Comics, book, and DVD reviews (and occasional eruptions of other kinds)
Saturday, November 19, 2011
Comics Review: PEANUTS #0 (November 2011, kaboom!)
My reaction to kaboom!'s PEANUTS graphic novel HAPPINESS IS A WARM BLANKET could charitably be described as lukewarm, and I was hoping for better when I decided to sample this $1 preview issue of the line's new PEANUTS title. No such luck. "Carnival of the Animals" and "Woodstock's Nest," the ish's two original stories, pale in comparison to the vintage Charles Schulz Sunday strips that accompany them. What I was hoping for here was a melding of the admirably faithful artwork of WARM BLANKET with the more adventurous story sensibility of the old Dell/Gold Key PEANUTS title, in which the characters frequently got put into situations that would never have occurred in the newspaper strip.
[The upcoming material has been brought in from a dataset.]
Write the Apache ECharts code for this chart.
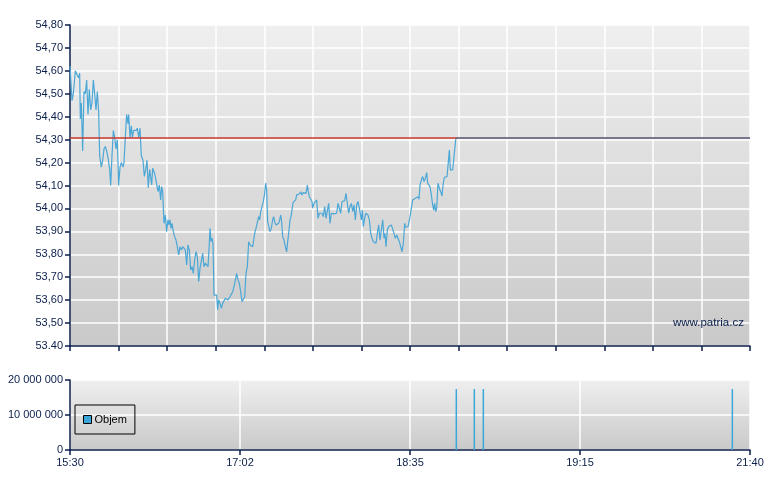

The only glimmer of Dell/GK-style daringness comes in "Carnival of the Animals," when Charlie Brown, offended at Violet's cutting comment that he doesn't possess Snoopy's sense of imagination, imagines himself doing "lots of things... great things... important things," including conquering a mountain and flying a jet. The problem is that this is used as a throwaway moment; during the Dell/GK era, Charlie might actually have gotten to fly (or at least sit in) a real jet. We don't even get residual fancifulness in "Woodstock's Nest," which could just as easily have been lifted from several weeks' worth of connected Sunday strips. Irritatingly, four precious pages at the end of the book are wasted on a "preview" for the long-since-released WARM BLANKET. Much as I hate to say it, I think that I'm going to stick strictly with Fantagraphics' COMPLETE PEANUTS series.